§ Aim: Gather all lines containing the string "chart" and copy them out.
** BEGIN Data shown **
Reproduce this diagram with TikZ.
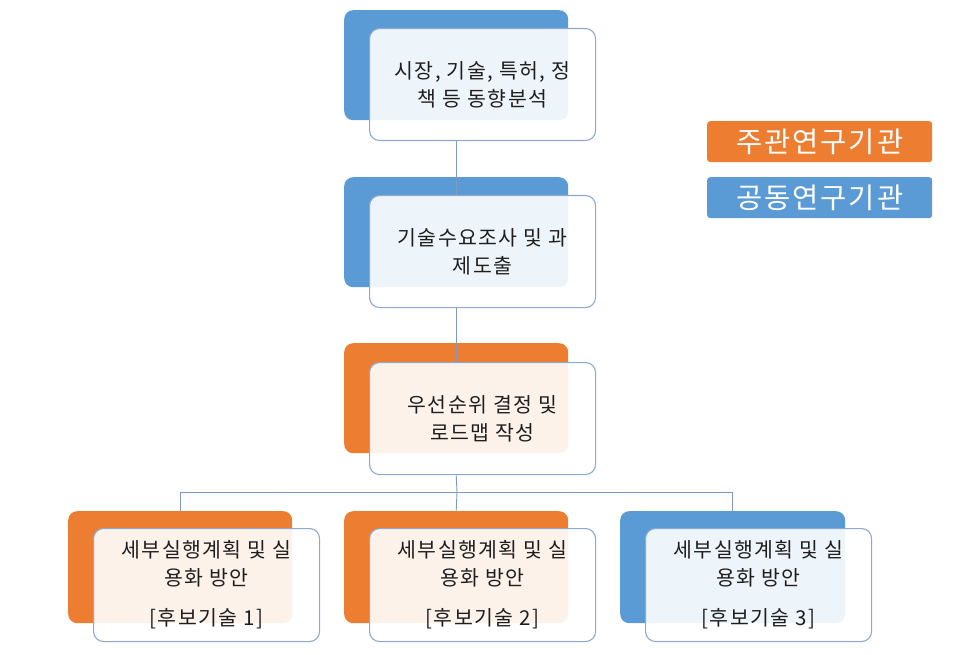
\documentclass[tikz,border=0pt]{standalone}
\usepackage{fontspec}
\setmainfont{Noto Sans CJK KR}[LetterSpace=7]
\definecolor{orng}{HTML}{ED7D31}
\definecolor{blu}{HTML}{5B9BD5}
\definecolor{frontc}{HTML}{8EAAD0}
\definecolor{linec}{HTML}{7F9CC0}
\definecolor{txt}{HTML}{1E1E1E}
\begin{document}
\begin{tikzpicture}[x=1pt,y=-1pt,
  back/.style={rounded corners=9pt, minimum width=224pt, minimum height=110pt, inner sep=0pt, anchor=north west},
  front/.style={draw=frontc, line width=1.1pt, fill=white, fill opacity=0.9, text opacity=1, rounded corners=10pt,
     minimum width=226pt, minimum height=112pt, inner sep=0pt, anchor=north west, align=center, text=txt,
     font=\fontsize{20.5}{28}\selectfont},
  legend/.style={rounded corners=3pt, minimum width=225pt, minimum height=41pt, inner sep=0pt, anchor=north west,
     text=white, font=\fontsize{28.5}{30}\selectfont},
  conn/.style={draw=linec, line width=0.9pt}]
\useasboundingbox (0,0) rectangle (975,655);
% back rectangles
\node[back, fill=blu] (b1) at (344,10) {};
\node[back, fill=blu] (b2) at (344,177) {};
\node[back, fill=orng] (b3) at (344,343) {};
\node[back, fill=orng, minimum height=112pt] (ba) at (68,511) {};
\node[back, fill=orng, minimum height=112pt] (bb) at (344,511) {};
\node[back, fill=blu, minimum height=112pt, minimum width=225pt] (bc) at (620,511) {};
% front boxes
\node[front] (f1) at (369,28) {시장, 기술, 특허, 정\\책 등 동향분석};
\node[front] (f2) at (369,195) {기술수요조사 및 과\\제도출};
\node[front] (f3) at (369,362) {우선순위 결정 및\\로드맵 작성};
\node[front, minimum height=113pt] (fa) at (93,528) {세부실행계획 및 실\\용화 방안\\[12pt][후보기술 1]};
\node[front, minimum height=113pt] (fb) at (369,528) {세부실행계획 및 실\\용화 방안\\[12pt][후보기술 2]};
\node[front, minimum height=113pt] (fc) at (645,528) {세부실행계획 및 실\\용화 방안\\[12pt][후보기술 3]};
% legend
\node[legend, fill=orng] (l1) at (707,121) {주관연구기관};
\node[legend, fill=blu] (l2) at (707,177) {공동연구기관};
% connectors
\draw[conn] (f1.south -| b1.south) -- (f2.north -| b2.north);
\draw[conn] (f2.south -| b2.south) -- (f3.north -| b3.north);
\coordinate (hub) at (457,492);
\draw[conn] (f3.south -| b3.south) -- (hub);
\draw[conn] (hub) -| (ba.north);
\draw[conn] (hub) -- (bb.north);
\draw[conn] (hub) -| (bc.north);
\end{tikzpicture}
\end{document}
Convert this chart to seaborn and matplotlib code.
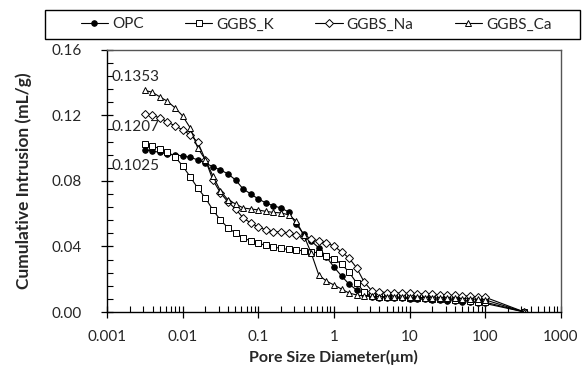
import pandas as pd
import numpy as np
import matplotlib
matplotlib.use("Agg")
import matplotlib.pyplot as plt
from matplotlib.patches import Rectangle
from matplotlib.ticker import FixedLocator, MultipleLocator, FuncFormatter, LogLocator, NullFormatter
import seaborn as sns

# ---------------------------------------------------------
# Data
# ---------------------------------------------------------
pore_size = [0.00316, 0.00398, 0.00501, 0.00631, 0.00794, 0.01, 0.0126, 0.0158,
             0.02, 0.0251, 0.0316, 0.0398, 0.0501, 0.0631, 0.0794, 0.1, 0.126,
             0.158, 0.2, 0.251, 0.316, 0.398, 0.501, 0.631, 0.794, 1.0, 1.26,
             1.58, 2.0, 2.51, 3.16, 3.98, 5.01, 6.31, 7.94, 10.0, 12.6, 15.8,
             20.0, 25.1, 31.6, 39.8, 50.1, 63.1, 79.4, 100.0, 330.0]

opc = [0.0990, 0.0983, 0.0974, 0.0965, 0.0959, 0.0953, 0.0944, 0.0929,
       0.0910, 0.0886, 0.0867, 0.0843, 0.0806, 0.0751, 0.0721, 0.0690, 0.0666,
       0.0648, 0.0635, 0.0611, 0.0538, 0.0476, 0.0434, 0.0391, 0.0336, 0.0275,
       0.0220, 0.0171, 0.0134, 0.0110, 0.0092, 0.0088, 0.0086, 0.0085, 0.0083,
       0.0081, 0.0079, 0.0077, 0.0075, 0.0072, 0.0070, 0.0067, 0.0064, 0.0060,
       0.0056, 0.0052, 0.0]

ggbs_k = [0.1025, 0.1014, 0.0996, 0.0977, 0.0947, 0.0892, 0.0825, 0.0757,
          0.0696, 0.0623, 0.0562, 0.0513, 0.0483, 0.0452, 0.0434, 0.0421, 0.0406,
          0.0397, 0.0388, 0.0382, 0.0379, 0.0373, 0.0367, 0.0360, 0.0342, 0.0324,
          0.0293, 0.0244, 0.0177, 0.0122, 0.0098, 0.0094, 0.0092, 0.0090, 0.0089,
          0.0087, 0.0085, 0.0083, 0.0081, 0.0079, 0.0077, 0.0074, 0.0071, 0.0068,
          0.0064, 0.0060, 0.0]

ggbs_na = [0.1207, 0.1200, 0.1185, 0.1160, 0.1136, 0.1112, 0.1081, 0.1038,
           0.0929, 0.0806, 0.0727, 0.0672, 0.0629, 0.0574, 0.0544, 0.0519, 0.0501,
           0.0489, 0.0489, 0.0483, 0.0470, 0.0458, 0.0446, 0.0434, 0.0421, 0.0403,
           0.0367, 0.0330, 0.0269, 0.0183, 0.0130, 0.0122, 0.0119, 0.0117, 0.0115,
           0.0113, 0.0111, 0.0109, 0.0107, 0.0105, 0.0103, 0.0101, 0.0099, 0.0096,
           0.0093, 0.0090, 0.0]

ggbs_ca = [0.1353, 0.1341, 0.1313, 0.1286, 0.1246, 0.1197, 0.1124, 0.1002,
           0.0929, 0.0831, 0.0739, 0.0684, 0.0660, 0.0635, 0.0629, 0.0623, 0.0614,
           0.0608, 0.0605, 0.0593, 0.0556, 0.0470, 0.0360, 0.0226, 0.0189, 0.0165,
           0.0140, 0.0116, 0.0104, 0.0097, 0.0095, 0.0094, 0.0093, 0.0092, 0.0091,
           0.0090, 0.0089, 0.0088, 0.0087, 0.0086, 0.0085, 0.0084, 0.0082, 0.0080,
           0.0077, 0.0074, 0.0]

series_names = ["OPC", "GGBS_K", "GGBS_Na", "GGBS_Ca"]
series_values = [opc, ggbs_k, ggbs_na, ggbs_ca]

peak_labels = ["0.1353", "0.1207", "0.1025"]
x_tick_values = [0.001, 0.01, 0.1, 1, 10, 100, 1000]
x_tick_labels = ["0.001", "0.01", "0.1", "1", "10", "100", "1000"]

df = pd.DataFrame({
    "pore": pore_size * len(series_names),
    "intrusion": sum(series_values, []),
    "mix": np.repeat(series_names, len(pore_size)),
})

# ---------------------------------------------------------
# Style
# ---------------------------------------------------------
sns.set_theme(style="white")
plt.rcParams["font.family"] = ["Lato", "DejaVu Sans"]

marker_style = {
    "OPC": dict(marker="o", markerfacecolor="black", markersize=4),
    "GGBS_K": dict(marker="s", markerfacecolor="white", markersize=4.2),
    "GGBS_Na": dict(marker="D", markerfacecolor="white", markersize=4),
    "GGBS_Ca": dict(marker="^", markerfacecolor="white", markersize=5),
}

fig = plt.figure(figsize=(5.83, 3.75), dpi=100)
ax = fig.add_axes([0.1835, 0.168, 0.7785, 0.699])

for name in series_names:
    sub = df[df["mix"] == name]
    sns.lineplot(data=sub, x="pore", y="intrusion", ax=ax, color="black",
                 linewidth=0.8, markeredgecolor="black", markeredgewidth=0.7,
                 label=name, **marker_style[name])

ax.set_xscale("log")
ax.set_xlim(0.001, 1000)
ax.set_ylim(0, 0.16)

ax.xaxis.set_major_locator(FixedLocator(x_tick_values))
ax.set_xticklabels(x_tick_labels)
ax.xaxis.set_minor_locator(LogLocator(base=10, subs=np.arange(2, 10)))
ax.xaxis.set_minor_formatter(NullFormatter())
ax.yaxis.set_major_locator(MultipleLocator(0.04))
ax.yaxis.set_minor_locator(MultipleLocator(0.008))
ax.yaxis.set_major_formatter(FuncFormatter(lambda v, p: f"{v:.2f}"))

ax.tick_params(which="major", direction="inout", length=8, width=0.9,
               color="black", labelsize=11, bottom=True, left=True)
ax.tick_params(axis="x", which="major", pad=9)
ax.tick_params(axis="y", which="major", pad=14)
ax.tick_params(axis="x", which="minor", direction="in", length=4, width=0.8,
               color="black", bottom=True)
ax.tick_params(axis="y", which="minor", direction="in", length=4, width=0.8,
               color="black", left=True)

for side in ["left", "bottom"]:
    ax.spines[side].set_color("black")
    ax.spines[side].set_linewidth(1.0)
for side in ["top", "right"]:
    ax.spines[side].set_color("#555555")
    ax.spines[side].set_linewidth(1.0)

ax.set_xlabel("Pore Size Diameter(μm)", fontsize=11.5, fontweight="bold", labelpad=4)
ax.set_ylabel("Cumulative Intrusion (mL/g)", fontsize=12.5, fontweight="bold", labelpad=14)

# peak value labels
for txt, y in zip(peak_labels, [0.1436, 0.1130, 0.0892]):
    ax.text(0.00115, y, txt, fontsize=11, va="center", ha="left")

# legend on top in a box
handles, labels = ax.get_legend_handles_labels()
ax.get_legend().remove()
fig.patches.append(Rectangle((45 / 583, 1 - 39 / 375), 535 / 583, 29 / 375,
                             transform=fig.transFigure, fill=False,
                             edgecolor="black", linewidth=1.0))
fig.legend(handles, labels, loc="center", ncol=4,
           bbox_to_anchor=(316 / 583, 1 - 24.5 / 375), frameon=False,
           fontsize=11, handlelength=1.8, handletextpad=0.25,
           columnspacing=2.7, borderaxespad=0.0, borderpad=0.0)

fig.savefig("out.png", dpi=100)
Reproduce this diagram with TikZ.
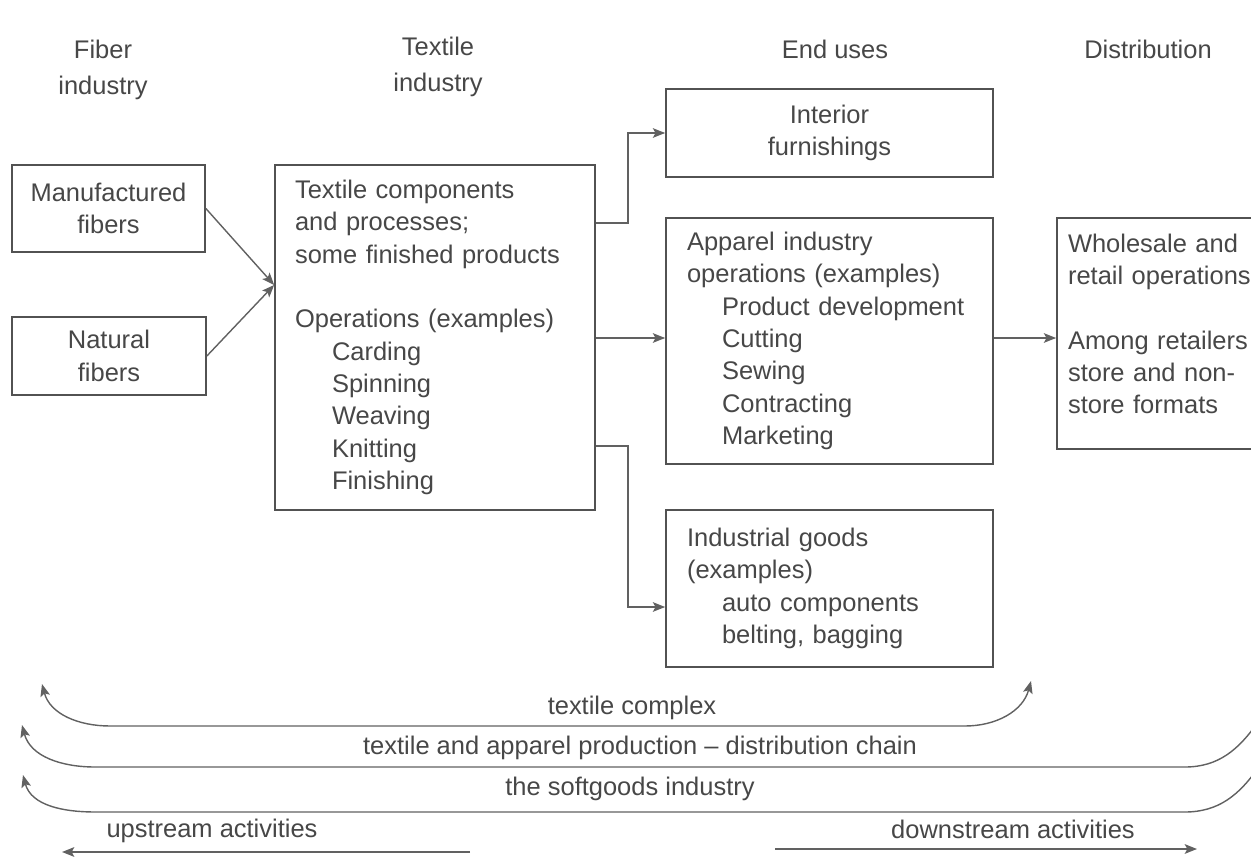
\documentclass[tikz,border=0pt]{standalone}
\usepackage{fontspec}
\setmainfont{Liberation Sans}
\usetikzlibrary{calc}
\usetikzlibrary{arrows.meta}
\usepackage{xcolor}

\begin{document}
\begin{tikzpicture}[x=0.02cm, y=-0.02cm,
  txt/.style={text=black!72, font=\fontsize{14.5}{18.4}\selectfont},
  head/.style={txt, align=center, font=\fontsize{14.5}{20.4}\selectfont},
  box/.style={txt, draw=black!68, line width=1pt, inner sep=0pt},
  lbox/.style={box, align=left, inner ysep=0pt},
  arr/.style={draw=black!62, line width=0.8pt, >={Stealth[length=7pt,width=5.5pt,inset=1.5pt]}}]
\useasboundingbox (0,0) rectangle (1251,858);
\clip (0,0) rectangle (1251,858);
\node[head] (h-fib) at (103,70) {Fiber\\industry};
\node[head] (h-tex) at (438,67) {Textile\\industry};
\node[txt] (h-end) at (835,49) {End uses};
\node[txt] (h-dis) at (1148,49) {Distribution};
\node[box, align=center, minimum width=3.86cm, minimum height=1.74cm] (manu) at (108.5,208.5) {Manufactured\\fibers};
\node[box, align=center, minimum width=3.88cm, minimum height=1.56cm] (natu) at (109,356) {Natural\\fibers};
\node[lbox, inner xsep=0.4cm, text width=5.6cm, minimum height=6.9cm] (text) at (435,337.5) {Textile components\\and processes;\\some finished products\\[18.4pt]Operations (examples)\\\hspace*{0.74cm}Carding\\\hspace*{0.74cm}Spinning\\\hspace*{0.74cm}Weaving\\\hspace*{0.74cm}Knitting\\\hspace*{0.74cm}Finishing};
\node[box, align=center, minimum width=6.54cm, minimum height=1.76cm] (inte) at (829.5,133) {Interior\\furnishings};
\node[lbox, inner xsep=0.42cm, text width=5.7cm, minimum height=4.92cm] (appa) at (829.5,341) {Apparel industry\\operations (examples)\\\hspace*{0.7cm}Product development\\\hspace*{0.7cm}Cutting\\\hspace*{0.7cm}Sewing\\\hspace*{0.7cm}Contracting\\\hspace*{0.7cm}Marketing};
\node[lbox, inner xsep=0.42cm, text width=5.7cm, minimum height=3.14cm] (indu) at (829.5,588.5) {Industrial goods\\(examples)\\\hspace*{0.7cm}auto components\\\hspace*{0.7cm}belting, bagging};
\node[lbox, inner xsep=0.22cm, text width=3.92cm, minimum height=4.62cm] (dist) at (1166,333.5) {Wholesale and\\retail operations\\[18.4pt]Among retailers\\store and non-\\store formats\\[-7.5pt]\mbox{}};
\coordinate (join) at (text.west |- 0,285);
\draw[arr, ->] (manu.east) -- (join);
\draw[arr, ->] (natu.east) -- (join);
\draw[arr, ->] (text.east |- 0,223) -- ++(32,0) |- (inte.west);
\draw[arr, ->] (text.east |- 0,338) -- (appa.west |- 0,338);
\draw[arr, ->] (text.east |- 0,446) -- ++(32,0) |- (indu.west |- 0,607);
\draw[arr, ->] (appa.east |- 0,338) -- (dist.west |- 0,338);
\node[txt] (tc) at (632,708) {textile complex};
\node[txt] (ch) at (640,748) {textile and apparel production -- distribution chain};
\node[txt] (sg) at (630,789) {the softgoods industry};
\node[txt] (up) at (212,831) {upstream activities};
\node[txt] (down) at (1013,829) {downstream activities};
\coordinate (tc-l) at (42,684);
\coordinate (tc-r) at (1031,681);
\coordinate (ch-l) at (22,725);
\coordinate (ch-r) at (1258,722);
\coordinate (sg-l) at (23,775);
\coordinate (sg-r) at (1258,768);
\draw[arr, <->] (tc-l) to[out=-75,in=180] (110,726) -- (965,726) to[out=0,in=-105] (tc-r);
\draw[arr, <-] (ch-l) to[out=-75,in=180] (95,767) -- (1185,767) to[out=0,in=-125] (ch-r);
\draw[arr, <-] (sg-l) to[out=-75,in=180] (95,812) -- (1185,812) to[out=0,in=-125] (sg-r);
\coordinate (up-s) at (470,852);
\coordinate (up-e) at (62,852);
\coordinate (down-s) at (775,849);
\coordinate (down-e) at (1197,849);
\draw[arr, ->] (up-s) -- (up-e);
\draw[arr, ->] (down-s) -- (down-e);
\end{tikzpicture}
\end{document}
** END Data shown **
§ Result:
Convert this chart to seaborn and matplotlib code.

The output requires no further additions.